Aim: Filter the lines below, copying only those with the string "this".

Dataset:

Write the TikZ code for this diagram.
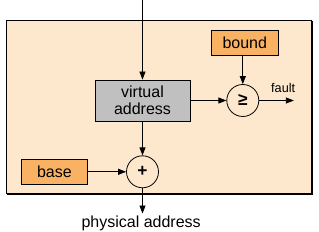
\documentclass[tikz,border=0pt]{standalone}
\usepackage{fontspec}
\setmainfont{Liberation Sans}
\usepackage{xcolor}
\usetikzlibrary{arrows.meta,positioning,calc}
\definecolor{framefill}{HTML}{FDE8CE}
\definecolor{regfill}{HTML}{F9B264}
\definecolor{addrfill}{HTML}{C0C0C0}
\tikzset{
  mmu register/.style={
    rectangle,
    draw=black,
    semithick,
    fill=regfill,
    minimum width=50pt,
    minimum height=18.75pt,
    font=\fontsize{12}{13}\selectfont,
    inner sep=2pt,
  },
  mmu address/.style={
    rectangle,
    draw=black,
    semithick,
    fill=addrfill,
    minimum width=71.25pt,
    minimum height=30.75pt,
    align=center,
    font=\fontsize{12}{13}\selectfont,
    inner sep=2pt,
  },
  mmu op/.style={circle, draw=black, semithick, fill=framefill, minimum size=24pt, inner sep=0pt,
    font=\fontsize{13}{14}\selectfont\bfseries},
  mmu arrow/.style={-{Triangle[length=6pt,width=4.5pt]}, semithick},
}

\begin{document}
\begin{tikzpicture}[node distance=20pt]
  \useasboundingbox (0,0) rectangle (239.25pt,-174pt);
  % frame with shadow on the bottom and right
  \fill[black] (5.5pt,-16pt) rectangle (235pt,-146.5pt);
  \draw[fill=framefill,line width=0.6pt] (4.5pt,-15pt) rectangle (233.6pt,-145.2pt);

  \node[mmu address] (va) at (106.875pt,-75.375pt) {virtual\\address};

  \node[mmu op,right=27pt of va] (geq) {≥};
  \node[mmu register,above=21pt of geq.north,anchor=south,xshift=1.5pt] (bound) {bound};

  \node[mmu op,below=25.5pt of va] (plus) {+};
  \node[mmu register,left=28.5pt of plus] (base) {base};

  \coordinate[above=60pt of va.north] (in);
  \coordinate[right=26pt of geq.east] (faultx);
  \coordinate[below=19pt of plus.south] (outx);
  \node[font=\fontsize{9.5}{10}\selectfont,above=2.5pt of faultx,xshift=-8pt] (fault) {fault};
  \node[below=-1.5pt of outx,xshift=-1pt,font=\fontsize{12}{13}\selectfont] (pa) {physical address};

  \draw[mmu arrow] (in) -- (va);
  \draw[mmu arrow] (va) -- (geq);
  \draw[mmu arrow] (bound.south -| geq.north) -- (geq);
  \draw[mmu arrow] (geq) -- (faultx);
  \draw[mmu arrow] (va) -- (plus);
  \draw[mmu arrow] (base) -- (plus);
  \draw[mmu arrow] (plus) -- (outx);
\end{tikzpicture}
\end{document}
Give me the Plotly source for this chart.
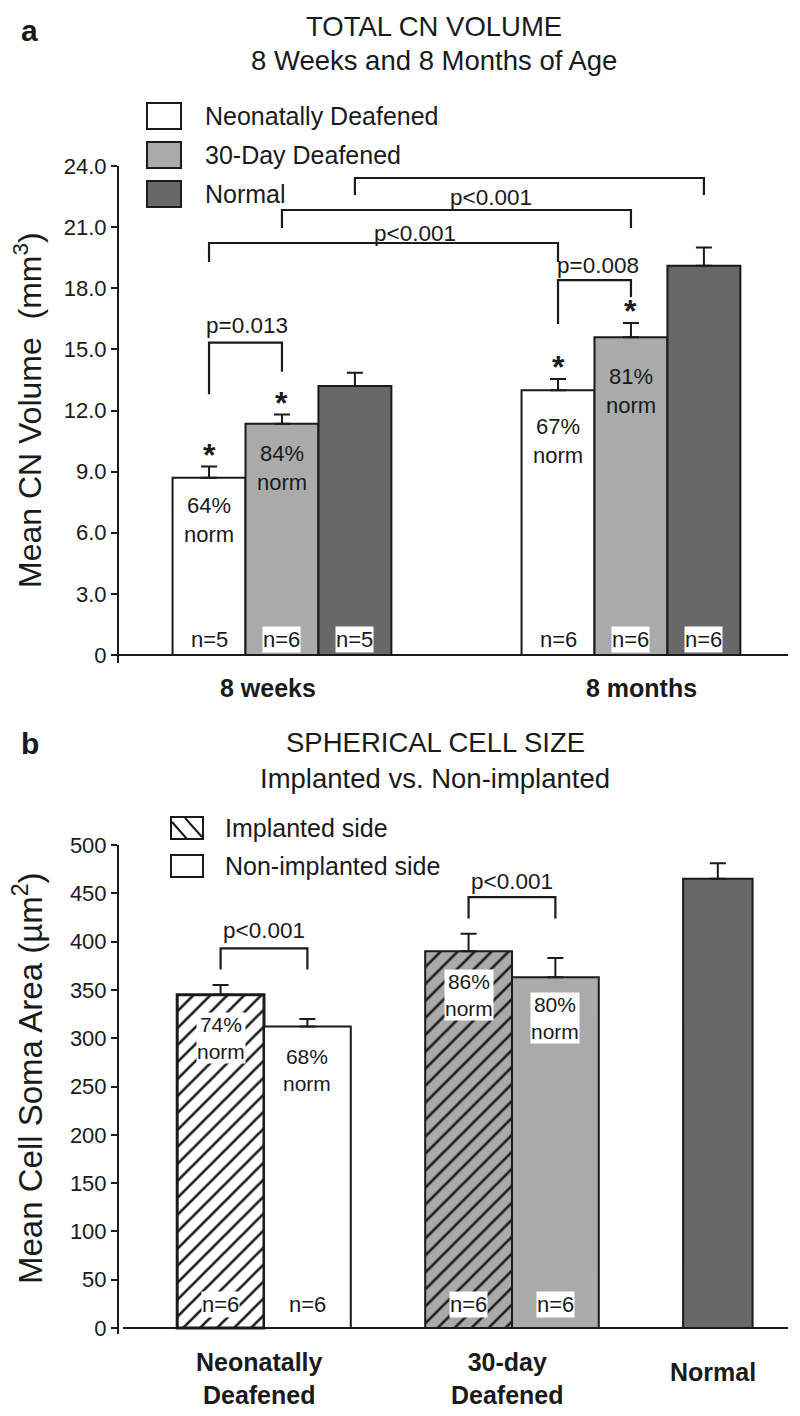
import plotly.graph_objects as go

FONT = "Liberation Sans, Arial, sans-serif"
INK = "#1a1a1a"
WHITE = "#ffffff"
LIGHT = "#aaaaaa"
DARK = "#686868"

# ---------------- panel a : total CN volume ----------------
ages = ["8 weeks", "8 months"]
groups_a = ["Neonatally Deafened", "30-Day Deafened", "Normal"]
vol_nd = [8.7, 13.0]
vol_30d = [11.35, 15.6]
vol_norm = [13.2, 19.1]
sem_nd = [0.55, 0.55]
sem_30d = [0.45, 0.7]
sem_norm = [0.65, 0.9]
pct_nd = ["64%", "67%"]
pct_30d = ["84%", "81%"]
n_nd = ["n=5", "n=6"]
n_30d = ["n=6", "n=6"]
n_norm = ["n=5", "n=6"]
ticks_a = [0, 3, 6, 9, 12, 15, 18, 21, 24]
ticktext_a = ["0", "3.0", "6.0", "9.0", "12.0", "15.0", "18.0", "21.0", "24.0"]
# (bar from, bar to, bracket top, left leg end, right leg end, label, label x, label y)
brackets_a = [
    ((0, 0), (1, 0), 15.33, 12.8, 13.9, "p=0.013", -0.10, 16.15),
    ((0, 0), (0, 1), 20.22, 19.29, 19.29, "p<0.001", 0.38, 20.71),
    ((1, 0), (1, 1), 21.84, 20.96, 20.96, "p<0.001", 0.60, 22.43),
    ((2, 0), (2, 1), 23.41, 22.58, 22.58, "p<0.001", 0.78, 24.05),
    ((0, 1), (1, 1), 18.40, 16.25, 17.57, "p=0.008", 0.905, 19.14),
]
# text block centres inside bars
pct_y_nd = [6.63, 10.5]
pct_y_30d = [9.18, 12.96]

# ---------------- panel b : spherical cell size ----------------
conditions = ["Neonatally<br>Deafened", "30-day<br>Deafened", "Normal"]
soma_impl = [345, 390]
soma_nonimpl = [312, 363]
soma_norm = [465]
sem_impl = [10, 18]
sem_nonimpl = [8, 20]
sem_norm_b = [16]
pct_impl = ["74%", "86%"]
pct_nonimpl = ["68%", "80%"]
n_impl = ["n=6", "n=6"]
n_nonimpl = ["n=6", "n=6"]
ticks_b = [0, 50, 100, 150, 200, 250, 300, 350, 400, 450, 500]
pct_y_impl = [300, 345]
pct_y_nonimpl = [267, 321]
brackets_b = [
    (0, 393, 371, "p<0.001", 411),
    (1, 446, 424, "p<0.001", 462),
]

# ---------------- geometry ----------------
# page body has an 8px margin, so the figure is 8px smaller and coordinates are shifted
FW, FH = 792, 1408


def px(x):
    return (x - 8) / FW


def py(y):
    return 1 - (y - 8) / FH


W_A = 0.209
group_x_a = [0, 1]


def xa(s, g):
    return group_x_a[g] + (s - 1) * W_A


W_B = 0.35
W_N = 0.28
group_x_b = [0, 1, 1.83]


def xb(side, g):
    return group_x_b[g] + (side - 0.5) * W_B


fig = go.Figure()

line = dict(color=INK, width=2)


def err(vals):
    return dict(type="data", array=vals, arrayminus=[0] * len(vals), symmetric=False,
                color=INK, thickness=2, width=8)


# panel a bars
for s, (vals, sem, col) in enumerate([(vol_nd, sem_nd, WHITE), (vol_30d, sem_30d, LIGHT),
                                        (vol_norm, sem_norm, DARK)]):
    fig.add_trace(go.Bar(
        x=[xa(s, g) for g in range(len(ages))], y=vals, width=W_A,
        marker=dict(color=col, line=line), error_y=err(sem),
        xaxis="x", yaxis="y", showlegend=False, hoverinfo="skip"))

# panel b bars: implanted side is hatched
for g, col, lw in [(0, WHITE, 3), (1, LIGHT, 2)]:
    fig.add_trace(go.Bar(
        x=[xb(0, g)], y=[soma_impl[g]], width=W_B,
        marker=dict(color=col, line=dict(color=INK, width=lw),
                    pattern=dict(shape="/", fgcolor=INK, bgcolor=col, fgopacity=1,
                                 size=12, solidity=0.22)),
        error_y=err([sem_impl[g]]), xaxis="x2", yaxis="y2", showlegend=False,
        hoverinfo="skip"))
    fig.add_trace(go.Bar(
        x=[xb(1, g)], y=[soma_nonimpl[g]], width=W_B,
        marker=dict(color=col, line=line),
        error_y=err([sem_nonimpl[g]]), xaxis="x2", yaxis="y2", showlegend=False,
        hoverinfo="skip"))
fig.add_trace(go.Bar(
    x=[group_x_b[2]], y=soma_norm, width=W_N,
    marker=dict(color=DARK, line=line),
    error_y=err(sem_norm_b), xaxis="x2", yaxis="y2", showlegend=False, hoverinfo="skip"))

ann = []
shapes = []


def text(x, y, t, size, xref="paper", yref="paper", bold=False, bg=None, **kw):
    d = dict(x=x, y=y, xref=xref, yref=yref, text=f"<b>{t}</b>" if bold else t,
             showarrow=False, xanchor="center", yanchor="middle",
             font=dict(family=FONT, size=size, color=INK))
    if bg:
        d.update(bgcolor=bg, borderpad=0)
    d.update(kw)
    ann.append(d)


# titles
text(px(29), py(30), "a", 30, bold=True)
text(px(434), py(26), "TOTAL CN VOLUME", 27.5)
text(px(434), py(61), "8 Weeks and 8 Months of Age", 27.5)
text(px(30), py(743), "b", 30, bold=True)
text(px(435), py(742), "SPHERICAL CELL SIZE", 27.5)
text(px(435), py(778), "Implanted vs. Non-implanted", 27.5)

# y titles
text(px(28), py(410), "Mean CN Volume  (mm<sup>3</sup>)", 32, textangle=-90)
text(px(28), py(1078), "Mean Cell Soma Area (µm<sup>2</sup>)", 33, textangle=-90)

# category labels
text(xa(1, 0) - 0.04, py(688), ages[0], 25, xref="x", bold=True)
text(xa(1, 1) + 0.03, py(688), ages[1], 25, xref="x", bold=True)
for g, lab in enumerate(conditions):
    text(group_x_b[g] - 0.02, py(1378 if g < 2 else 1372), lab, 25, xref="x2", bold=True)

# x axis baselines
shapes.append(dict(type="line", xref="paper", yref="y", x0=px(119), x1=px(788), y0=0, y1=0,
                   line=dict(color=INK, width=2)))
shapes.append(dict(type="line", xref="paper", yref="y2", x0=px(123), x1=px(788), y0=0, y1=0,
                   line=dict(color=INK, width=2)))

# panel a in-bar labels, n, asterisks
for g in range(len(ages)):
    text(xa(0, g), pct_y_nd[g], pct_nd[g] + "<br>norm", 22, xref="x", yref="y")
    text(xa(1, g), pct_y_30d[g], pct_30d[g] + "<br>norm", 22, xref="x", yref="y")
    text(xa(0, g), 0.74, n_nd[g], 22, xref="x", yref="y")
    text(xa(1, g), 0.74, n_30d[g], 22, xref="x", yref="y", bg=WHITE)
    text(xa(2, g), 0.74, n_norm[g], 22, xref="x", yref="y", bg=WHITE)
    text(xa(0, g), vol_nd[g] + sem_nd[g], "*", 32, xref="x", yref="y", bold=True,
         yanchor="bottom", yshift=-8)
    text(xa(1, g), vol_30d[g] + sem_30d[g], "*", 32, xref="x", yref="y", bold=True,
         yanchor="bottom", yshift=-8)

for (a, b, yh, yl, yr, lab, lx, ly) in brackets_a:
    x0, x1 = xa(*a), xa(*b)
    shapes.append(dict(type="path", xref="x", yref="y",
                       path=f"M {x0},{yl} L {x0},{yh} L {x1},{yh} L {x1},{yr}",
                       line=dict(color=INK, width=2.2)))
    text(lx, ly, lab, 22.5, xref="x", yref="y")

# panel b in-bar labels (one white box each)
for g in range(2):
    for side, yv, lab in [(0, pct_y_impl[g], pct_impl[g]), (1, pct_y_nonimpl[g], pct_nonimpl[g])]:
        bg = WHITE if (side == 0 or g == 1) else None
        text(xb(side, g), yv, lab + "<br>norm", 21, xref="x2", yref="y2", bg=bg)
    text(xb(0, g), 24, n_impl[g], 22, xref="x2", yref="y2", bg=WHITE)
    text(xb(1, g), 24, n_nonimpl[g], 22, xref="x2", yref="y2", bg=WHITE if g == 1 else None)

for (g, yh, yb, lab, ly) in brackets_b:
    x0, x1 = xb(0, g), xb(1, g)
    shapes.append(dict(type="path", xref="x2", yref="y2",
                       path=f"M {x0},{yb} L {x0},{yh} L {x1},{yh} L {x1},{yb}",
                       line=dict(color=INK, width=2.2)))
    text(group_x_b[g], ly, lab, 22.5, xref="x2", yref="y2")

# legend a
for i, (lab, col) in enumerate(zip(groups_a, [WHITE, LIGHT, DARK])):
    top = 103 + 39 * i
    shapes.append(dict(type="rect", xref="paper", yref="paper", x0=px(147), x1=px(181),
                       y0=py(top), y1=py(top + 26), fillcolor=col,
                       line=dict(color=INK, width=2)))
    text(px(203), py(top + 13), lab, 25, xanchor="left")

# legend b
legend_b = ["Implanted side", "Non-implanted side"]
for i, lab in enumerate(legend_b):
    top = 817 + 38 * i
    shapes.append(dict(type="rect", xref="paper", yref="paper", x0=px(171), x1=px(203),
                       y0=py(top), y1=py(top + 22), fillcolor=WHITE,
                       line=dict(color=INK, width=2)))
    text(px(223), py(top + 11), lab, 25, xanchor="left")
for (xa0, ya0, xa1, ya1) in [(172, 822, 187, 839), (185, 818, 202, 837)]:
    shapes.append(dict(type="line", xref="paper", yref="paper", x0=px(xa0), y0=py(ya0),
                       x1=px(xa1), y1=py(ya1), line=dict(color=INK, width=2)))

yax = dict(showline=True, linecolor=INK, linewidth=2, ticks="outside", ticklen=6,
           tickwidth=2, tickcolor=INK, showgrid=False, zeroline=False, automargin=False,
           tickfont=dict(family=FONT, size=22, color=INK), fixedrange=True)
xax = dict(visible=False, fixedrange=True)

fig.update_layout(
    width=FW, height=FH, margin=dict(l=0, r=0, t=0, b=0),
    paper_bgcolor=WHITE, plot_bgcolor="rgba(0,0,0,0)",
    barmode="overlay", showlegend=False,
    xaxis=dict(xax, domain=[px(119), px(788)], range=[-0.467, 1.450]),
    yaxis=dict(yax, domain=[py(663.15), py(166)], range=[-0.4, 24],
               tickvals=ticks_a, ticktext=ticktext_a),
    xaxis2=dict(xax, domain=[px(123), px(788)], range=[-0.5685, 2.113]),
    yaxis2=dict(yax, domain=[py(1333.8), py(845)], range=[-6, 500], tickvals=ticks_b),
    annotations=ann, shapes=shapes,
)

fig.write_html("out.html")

Written response:
Write the TikZ code for this diagram.
Give me the Plotly source for this chart.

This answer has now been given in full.